Re: [PATCH] benchtests: Add malloc microbenchmark
- From: Steven Munroe <munroesj at linux dot vnet dot ibm dot com>
- To: Rich Felker <dalias at aerifal dot cx>, Will Newton <will dot newton at linaro dot org>
- Cc: libc-alpha <libc-alpha at sourceware dot org>
- Date: Tue, 15 Apr 2014 14:09:12 -0500
- Subject: Re: [PATCH] benchtests: Add malloc microbenchmark
- Authentication-results: sourceware.org; auth=none
- References: <1397568941-4298-1-git-send-email-will dot newton at linaro dot org> <1397576171 dot 12247 dot 7 dot camel at spokane1 dot rchland dot ibm dot com> <CANu=Dmji4SC2C2U4ps9Ci1LQq7gZ1GMz7BZXZ6n+zygMH8g78g at mail dot gmail dot com> <20140415162746 dot GY26358 at brightrain dot aerifal dot cx>
- Reply-to: munroesj at us dot ibm dot com
On Tue, 2014-04-15 at 12:27 -0400, Rich Felker wrote:
> On Tue, Apr 15, 2014 at 04:42:25PM +0100, Will Newton wrote:
> > On 15 April 2014 16:36, Steven Munroe <munroesj@linux.vnet.ibm.com> wrote:
> > > On Tue, 2014-04-15 at 14:35 +0100, Will Newton wrote:
> > >> Add a microbenchmark for measuring malloc and free performance. The
> > >> benchmark allocates and frees buffers of random sizes in a random
> > >> order and measures the overall execution time and RSS. Variants of the
> > >> benchmark are run with 8, 32 and 64 threads to measure the effect of
> > >> concurrency on allocator performance.
> > >>
> > >> The random block sizes used follow an inverse square distribution
> > >> which is intended to mimic the behaviour of real applications which
> > >> tend to allocate many more small blocks than large ones.
> > >>
> > >
> > > This test is more likely to measure the locking overhead of random then
> > > it is to measure malloc performance.
> >
> > It uses rand_r so I don't think this is the case.
>
> If you're using rand_r, you need to be careful how you use the output,
> as glibc's rand_r implementation has very poor statistical properties.
> See:
>
> http://sourceware.org/bugzilla/show_bug.cgi?id=15615
>
> snip
>
> > The benchmark code spends roughly 80% of its time within malloc/free
> > and friends, which is good, but does leave some room for improvement.

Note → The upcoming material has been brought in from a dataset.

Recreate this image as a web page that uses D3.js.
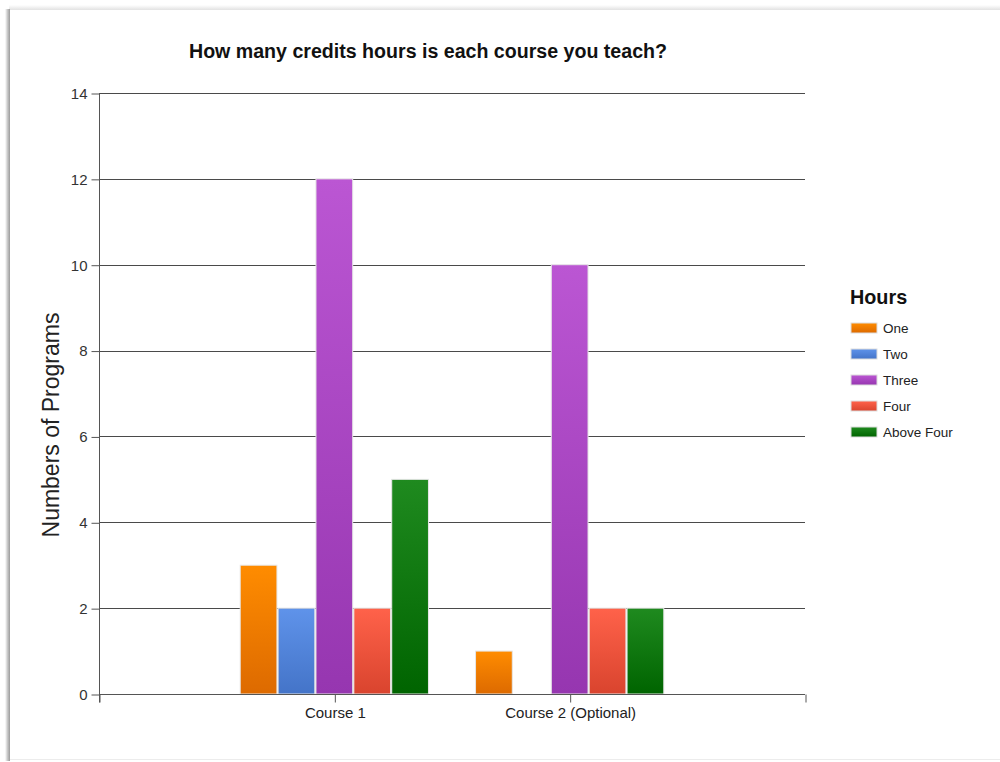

> > Around 10% of the time is spent in dealing with random number
> > generation so maybe a simple inline random number generator would
> > improve things.
>
I personally strive for 95-99% time in the software-under-test (SUT).
This is much harder then it looks but can and should be done.
The other issue to look out for is gettimeofday/clock_gettime overheads.
You need to run the SUT long enough that the clock reading and
conversion is not a factor in the measurement.
> What about just pregenerating a large array of random numbers and
> accessing sequentual slots of the array? This potentially has cache
> issues but it might be possible to simply use a small array and wrap
> back to the beginning, perhaps performing a trivial operation like
> adding the last output of the previous run onto the value in the
> array.
>
This is generally a better design for a micro-benchmark.